- Stated problem: Search the material below for the string "with" and list each line that holds it.

[Data extracted from a collection]
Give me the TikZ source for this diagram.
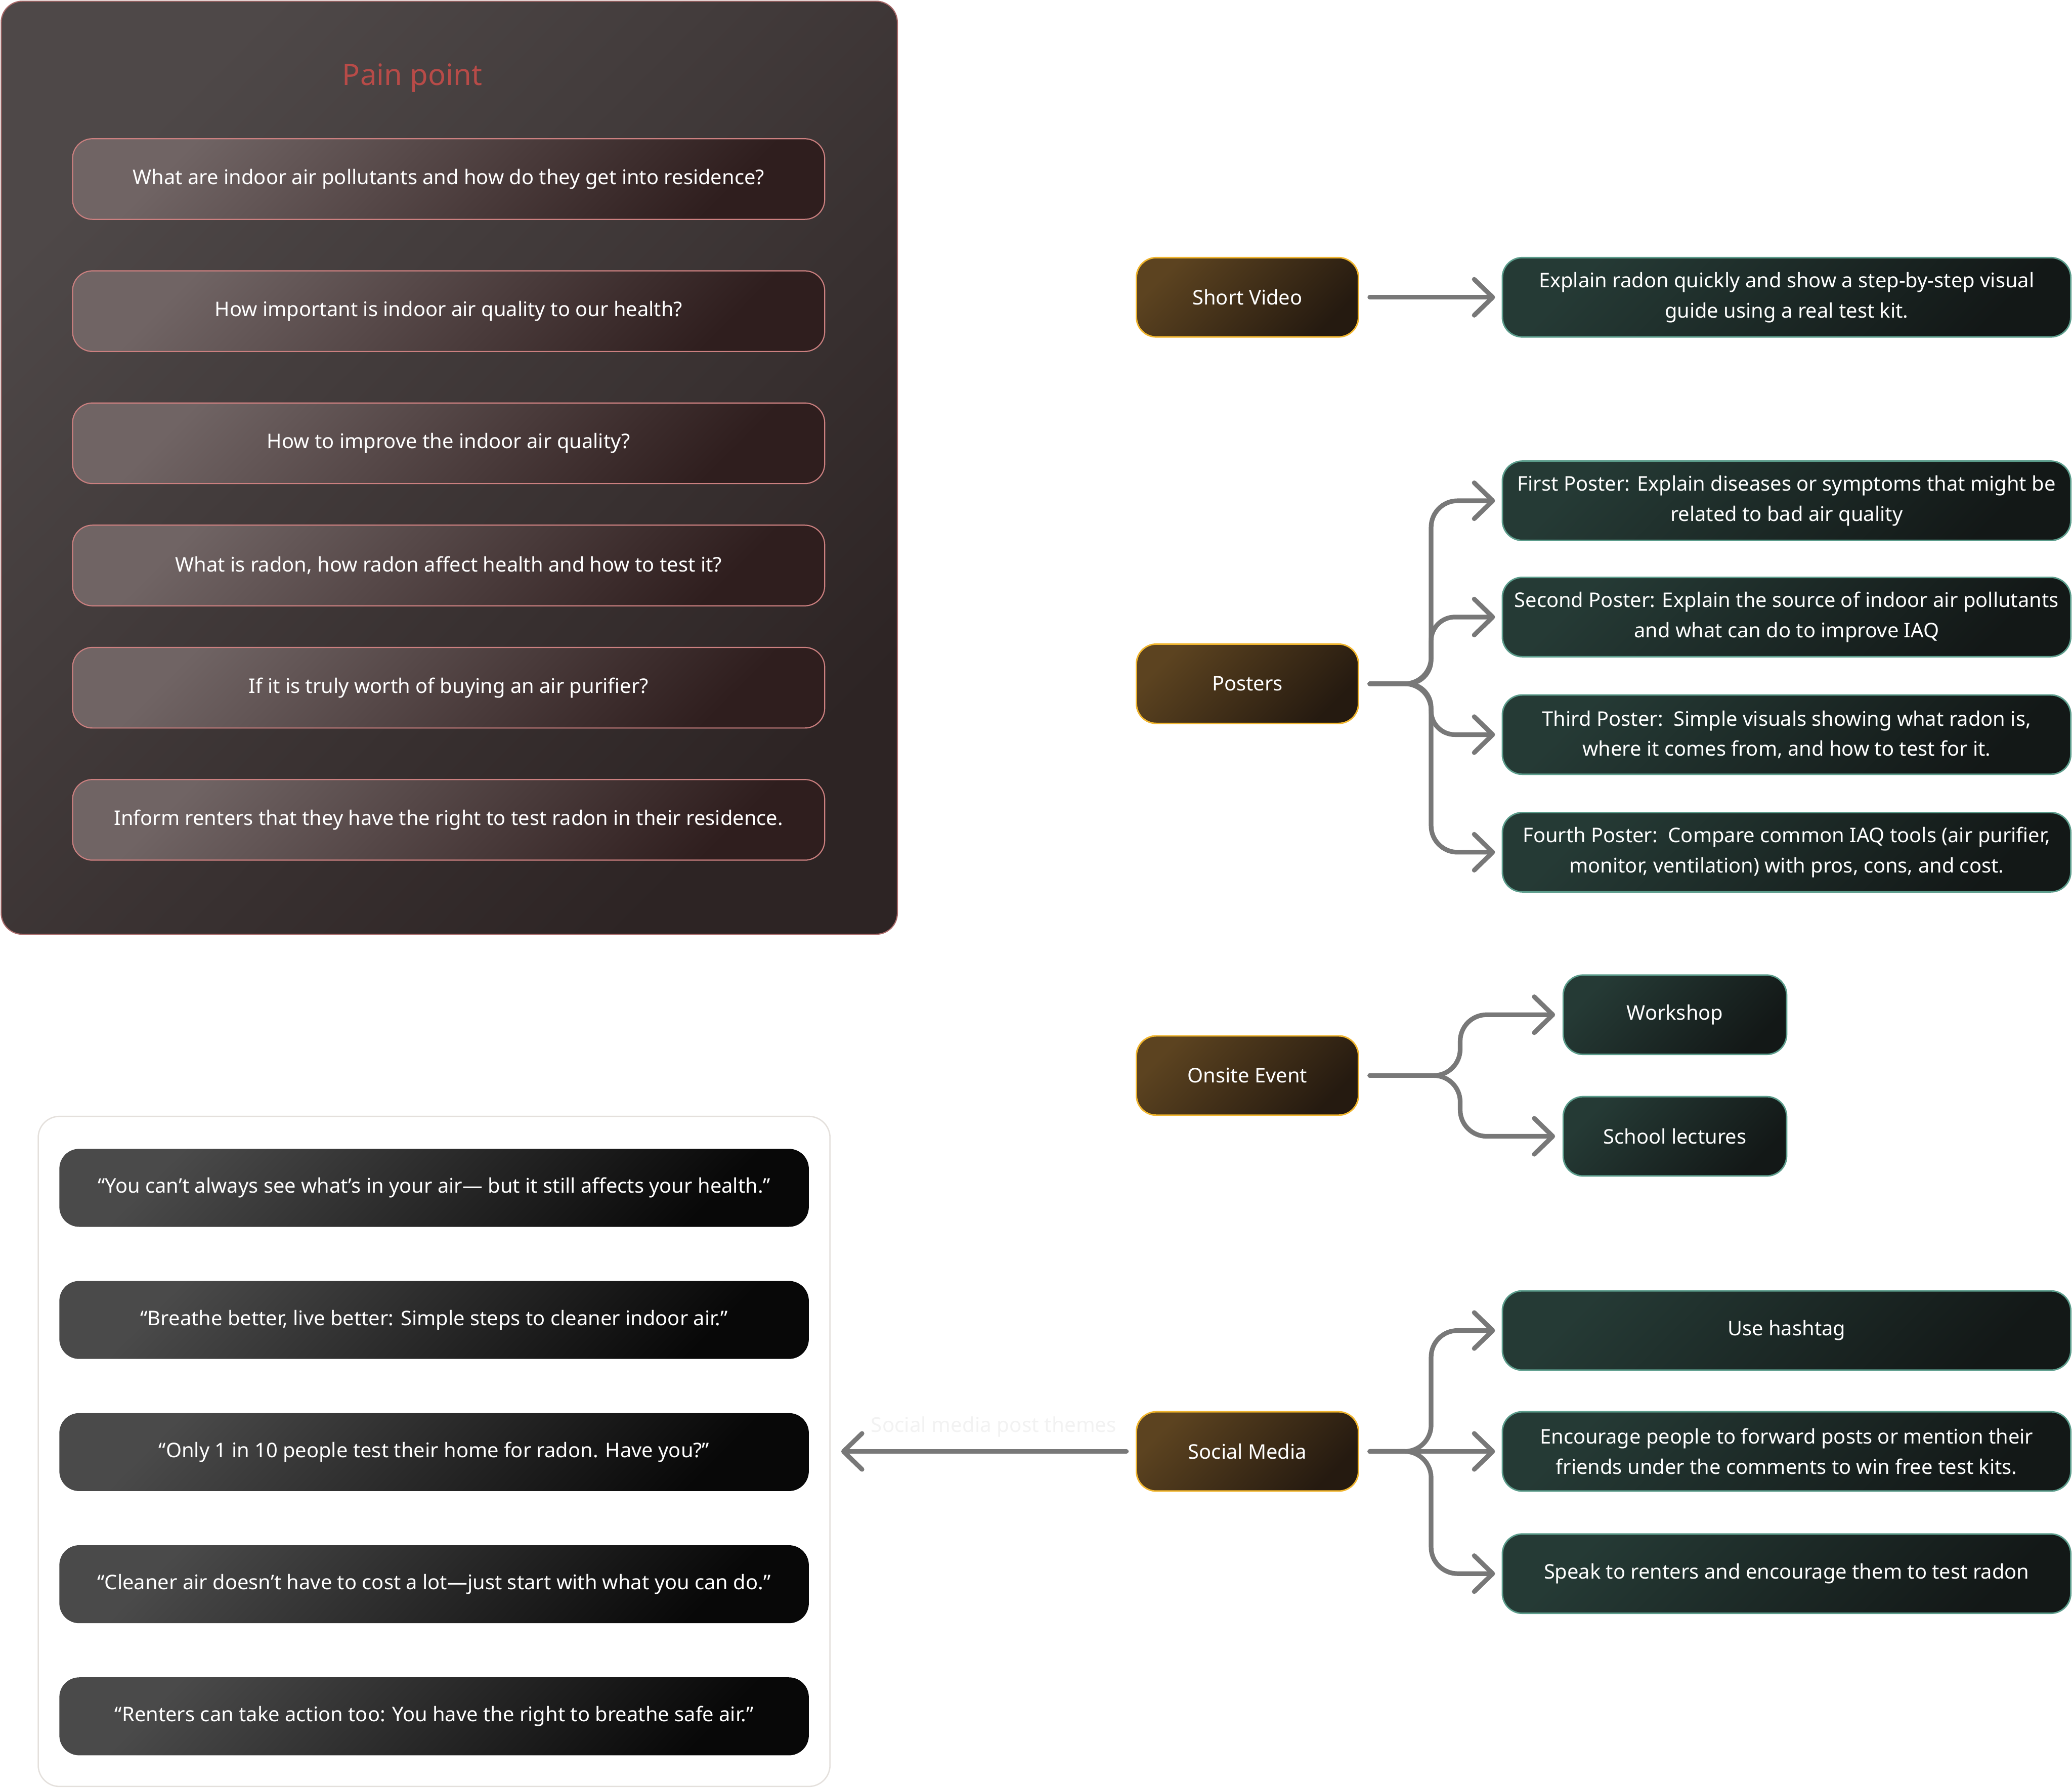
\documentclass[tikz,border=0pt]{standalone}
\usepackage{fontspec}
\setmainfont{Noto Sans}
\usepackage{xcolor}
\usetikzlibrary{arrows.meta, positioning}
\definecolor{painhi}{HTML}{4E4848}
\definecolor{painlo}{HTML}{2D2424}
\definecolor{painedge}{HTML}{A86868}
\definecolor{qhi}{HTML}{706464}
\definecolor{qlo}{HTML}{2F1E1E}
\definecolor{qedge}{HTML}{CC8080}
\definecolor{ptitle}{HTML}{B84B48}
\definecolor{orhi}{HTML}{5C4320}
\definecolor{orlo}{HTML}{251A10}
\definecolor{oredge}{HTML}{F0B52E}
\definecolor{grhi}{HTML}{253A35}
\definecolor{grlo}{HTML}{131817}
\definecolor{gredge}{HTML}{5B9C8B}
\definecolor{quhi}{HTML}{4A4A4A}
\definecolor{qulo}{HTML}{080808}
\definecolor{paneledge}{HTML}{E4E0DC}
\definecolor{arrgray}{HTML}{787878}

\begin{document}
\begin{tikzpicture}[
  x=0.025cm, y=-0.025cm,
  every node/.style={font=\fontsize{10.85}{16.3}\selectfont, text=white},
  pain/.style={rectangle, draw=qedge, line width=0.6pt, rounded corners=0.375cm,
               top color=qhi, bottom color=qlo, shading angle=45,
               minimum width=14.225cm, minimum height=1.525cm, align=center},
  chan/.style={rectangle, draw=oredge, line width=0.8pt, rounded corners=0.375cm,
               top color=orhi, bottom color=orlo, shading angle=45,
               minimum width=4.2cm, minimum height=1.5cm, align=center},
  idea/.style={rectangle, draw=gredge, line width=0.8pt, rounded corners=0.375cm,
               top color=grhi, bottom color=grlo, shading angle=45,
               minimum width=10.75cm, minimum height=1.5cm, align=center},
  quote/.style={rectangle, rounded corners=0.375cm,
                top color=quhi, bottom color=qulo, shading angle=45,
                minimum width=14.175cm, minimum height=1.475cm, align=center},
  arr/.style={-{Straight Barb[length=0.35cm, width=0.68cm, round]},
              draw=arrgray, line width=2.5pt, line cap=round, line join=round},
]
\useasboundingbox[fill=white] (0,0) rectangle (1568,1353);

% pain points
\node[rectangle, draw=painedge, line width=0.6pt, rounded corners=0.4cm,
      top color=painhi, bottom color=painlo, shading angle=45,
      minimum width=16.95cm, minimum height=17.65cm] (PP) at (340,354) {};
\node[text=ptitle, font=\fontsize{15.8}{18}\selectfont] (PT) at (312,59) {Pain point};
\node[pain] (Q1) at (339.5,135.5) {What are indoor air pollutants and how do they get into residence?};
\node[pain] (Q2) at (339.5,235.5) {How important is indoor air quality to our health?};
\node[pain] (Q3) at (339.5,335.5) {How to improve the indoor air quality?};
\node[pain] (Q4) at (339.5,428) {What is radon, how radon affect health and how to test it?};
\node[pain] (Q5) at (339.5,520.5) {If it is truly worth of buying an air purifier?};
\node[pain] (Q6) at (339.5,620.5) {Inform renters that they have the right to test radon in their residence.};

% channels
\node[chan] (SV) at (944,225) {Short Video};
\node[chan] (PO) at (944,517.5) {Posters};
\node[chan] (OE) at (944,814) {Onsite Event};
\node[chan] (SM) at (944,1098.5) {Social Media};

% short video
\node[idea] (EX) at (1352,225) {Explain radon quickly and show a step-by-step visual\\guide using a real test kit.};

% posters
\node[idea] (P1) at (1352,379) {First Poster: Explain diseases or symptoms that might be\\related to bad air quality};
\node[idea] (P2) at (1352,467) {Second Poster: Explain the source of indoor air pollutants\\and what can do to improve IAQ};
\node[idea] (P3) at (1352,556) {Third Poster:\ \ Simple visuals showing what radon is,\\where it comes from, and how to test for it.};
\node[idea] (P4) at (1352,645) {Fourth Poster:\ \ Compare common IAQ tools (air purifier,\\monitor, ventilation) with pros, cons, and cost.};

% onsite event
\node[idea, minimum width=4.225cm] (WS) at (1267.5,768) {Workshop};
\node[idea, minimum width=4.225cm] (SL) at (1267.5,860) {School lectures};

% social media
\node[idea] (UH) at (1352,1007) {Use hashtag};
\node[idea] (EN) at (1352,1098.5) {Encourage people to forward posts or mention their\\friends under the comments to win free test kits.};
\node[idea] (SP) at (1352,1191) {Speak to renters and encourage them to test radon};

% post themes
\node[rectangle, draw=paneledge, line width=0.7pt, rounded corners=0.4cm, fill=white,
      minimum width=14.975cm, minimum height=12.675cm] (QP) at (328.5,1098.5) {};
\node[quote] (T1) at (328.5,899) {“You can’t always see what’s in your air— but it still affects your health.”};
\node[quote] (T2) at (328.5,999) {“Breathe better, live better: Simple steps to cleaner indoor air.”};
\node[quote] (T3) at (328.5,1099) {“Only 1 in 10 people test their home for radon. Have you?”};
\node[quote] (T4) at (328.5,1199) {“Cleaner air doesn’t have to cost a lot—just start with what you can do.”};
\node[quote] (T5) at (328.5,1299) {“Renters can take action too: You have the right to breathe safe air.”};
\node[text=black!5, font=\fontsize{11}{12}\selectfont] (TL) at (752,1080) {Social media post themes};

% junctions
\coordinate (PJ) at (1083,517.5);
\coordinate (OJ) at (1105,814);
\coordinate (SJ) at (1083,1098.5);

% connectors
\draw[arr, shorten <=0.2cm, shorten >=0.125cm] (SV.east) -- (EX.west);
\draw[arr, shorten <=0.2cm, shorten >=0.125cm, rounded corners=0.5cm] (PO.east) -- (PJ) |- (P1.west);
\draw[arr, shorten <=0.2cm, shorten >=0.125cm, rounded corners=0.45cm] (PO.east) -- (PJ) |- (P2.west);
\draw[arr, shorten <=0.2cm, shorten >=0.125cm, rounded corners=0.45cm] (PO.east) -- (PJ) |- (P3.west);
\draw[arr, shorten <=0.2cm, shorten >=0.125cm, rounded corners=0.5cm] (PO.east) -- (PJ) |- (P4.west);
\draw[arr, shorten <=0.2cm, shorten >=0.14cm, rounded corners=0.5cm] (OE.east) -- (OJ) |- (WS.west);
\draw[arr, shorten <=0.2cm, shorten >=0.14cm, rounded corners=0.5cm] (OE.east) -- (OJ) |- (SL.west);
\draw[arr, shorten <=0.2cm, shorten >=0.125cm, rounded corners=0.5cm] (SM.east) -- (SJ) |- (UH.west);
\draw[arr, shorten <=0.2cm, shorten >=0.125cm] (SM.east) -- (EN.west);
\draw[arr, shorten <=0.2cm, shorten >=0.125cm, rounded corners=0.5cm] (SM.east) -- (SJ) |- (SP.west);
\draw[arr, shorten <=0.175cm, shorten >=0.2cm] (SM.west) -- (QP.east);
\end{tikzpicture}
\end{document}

...

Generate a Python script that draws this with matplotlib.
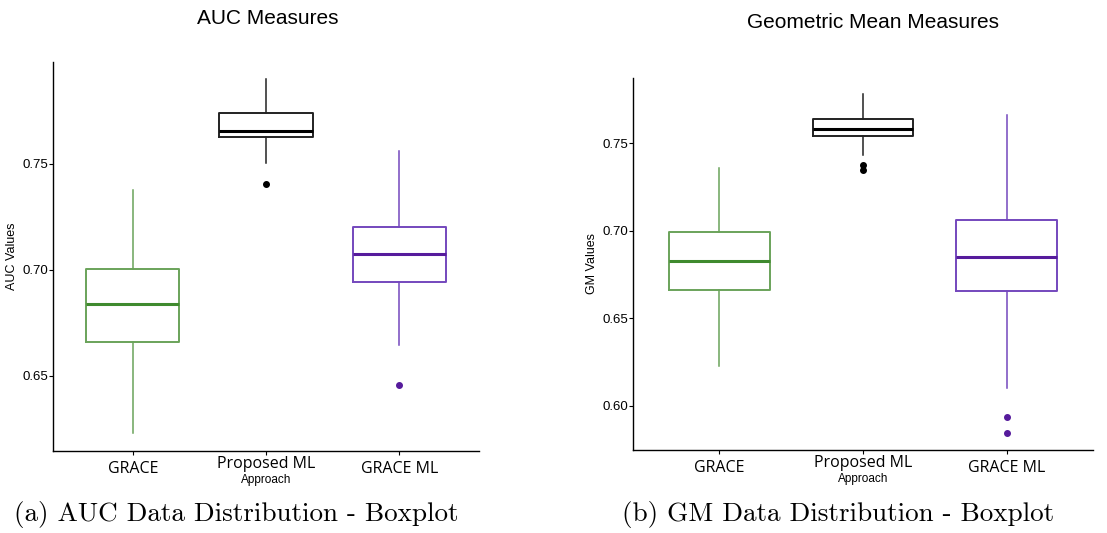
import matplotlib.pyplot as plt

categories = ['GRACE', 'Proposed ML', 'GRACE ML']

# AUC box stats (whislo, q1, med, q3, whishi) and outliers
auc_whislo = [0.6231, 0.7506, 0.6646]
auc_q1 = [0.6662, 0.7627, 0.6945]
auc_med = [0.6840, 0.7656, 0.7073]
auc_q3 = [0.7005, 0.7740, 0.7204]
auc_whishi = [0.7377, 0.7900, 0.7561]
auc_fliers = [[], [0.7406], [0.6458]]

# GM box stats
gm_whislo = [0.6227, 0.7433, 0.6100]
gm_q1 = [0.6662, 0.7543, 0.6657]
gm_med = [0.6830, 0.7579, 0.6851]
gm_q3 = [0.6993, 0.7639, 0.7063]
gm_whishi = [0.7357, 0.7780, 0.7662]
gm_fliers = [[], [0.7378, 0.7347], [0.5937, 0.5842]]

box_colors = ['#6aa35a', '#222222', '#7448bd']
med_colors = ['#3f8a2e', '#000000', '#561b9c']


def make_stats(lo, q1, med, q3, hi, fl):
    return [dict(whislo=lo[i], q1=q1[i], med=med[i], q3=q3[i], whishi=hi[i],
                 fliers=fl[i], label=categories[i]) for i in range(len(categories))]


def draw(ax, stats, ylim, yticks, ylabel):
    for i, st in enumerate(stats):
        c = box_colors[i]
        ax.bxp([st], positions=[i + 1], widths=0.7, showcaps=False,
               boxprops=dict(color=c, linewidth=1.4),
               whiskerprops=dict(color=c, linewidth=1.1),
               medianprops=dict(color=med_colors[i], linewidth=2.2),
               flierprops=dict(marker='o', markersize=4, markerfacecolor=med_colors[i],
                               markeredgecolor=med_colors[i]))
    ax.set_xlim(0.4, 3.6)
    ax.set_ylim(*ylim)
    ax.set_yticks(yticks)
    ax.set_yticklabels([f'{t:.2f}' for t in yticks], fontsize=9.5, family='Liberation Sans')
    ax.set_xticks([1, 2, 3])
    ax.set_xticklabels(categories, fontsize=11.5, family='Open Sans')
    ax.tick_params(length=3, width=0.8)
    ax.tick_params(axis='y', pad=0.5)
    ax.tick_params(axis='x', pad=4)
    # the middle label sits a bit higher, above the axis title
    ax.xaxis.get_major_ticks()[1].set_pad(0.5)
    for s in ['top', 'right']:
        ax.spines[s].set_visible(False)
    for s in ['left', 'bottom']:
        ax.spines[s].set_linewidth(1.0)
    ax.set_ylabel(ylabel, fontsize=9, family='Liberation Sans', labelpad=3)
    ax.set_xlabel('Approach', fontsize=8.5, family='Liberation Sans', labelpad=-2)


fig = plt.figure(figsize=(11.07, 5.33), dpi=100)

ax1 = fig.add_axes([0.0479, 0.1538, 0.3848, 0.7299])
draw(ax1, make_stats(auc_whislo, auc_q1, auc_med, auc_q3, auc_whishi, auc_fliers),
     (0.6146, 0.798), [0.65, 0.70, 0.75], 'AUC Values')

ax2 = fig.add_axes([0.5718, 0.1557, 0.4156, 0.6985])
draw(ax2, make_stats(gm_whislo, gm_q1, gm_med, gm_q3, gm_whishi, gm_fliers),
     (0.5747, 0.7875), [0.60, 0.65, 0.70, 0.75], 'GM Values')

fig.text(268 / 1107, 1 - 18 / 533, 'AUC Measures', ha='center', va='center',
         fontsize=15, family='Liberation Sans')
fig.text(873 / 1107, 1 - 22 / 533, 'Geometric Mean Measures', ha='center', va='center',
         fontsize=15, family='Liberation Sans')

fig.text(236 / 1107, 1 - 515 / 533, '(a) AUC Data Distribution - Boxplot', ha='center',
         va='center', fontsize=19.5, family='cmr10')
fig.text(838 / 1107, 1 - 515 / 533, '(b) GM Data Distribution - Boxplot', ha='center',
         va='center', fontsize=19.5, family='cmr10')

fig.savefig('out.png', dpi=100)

- Solution for this task:
\node[idea] (P4) at (1352,645) {Fourth Poster:\ \ Compare common IAQ tools (air purifier,\\monitor, ventilation) with pros, cons, and cost.};
\node[quote] (T4) at (328.5,1199) {“Cleaner air doesn’t have to cost a lot—just start with what you can do.”};
Generate a Python script that draws this with matplotlib.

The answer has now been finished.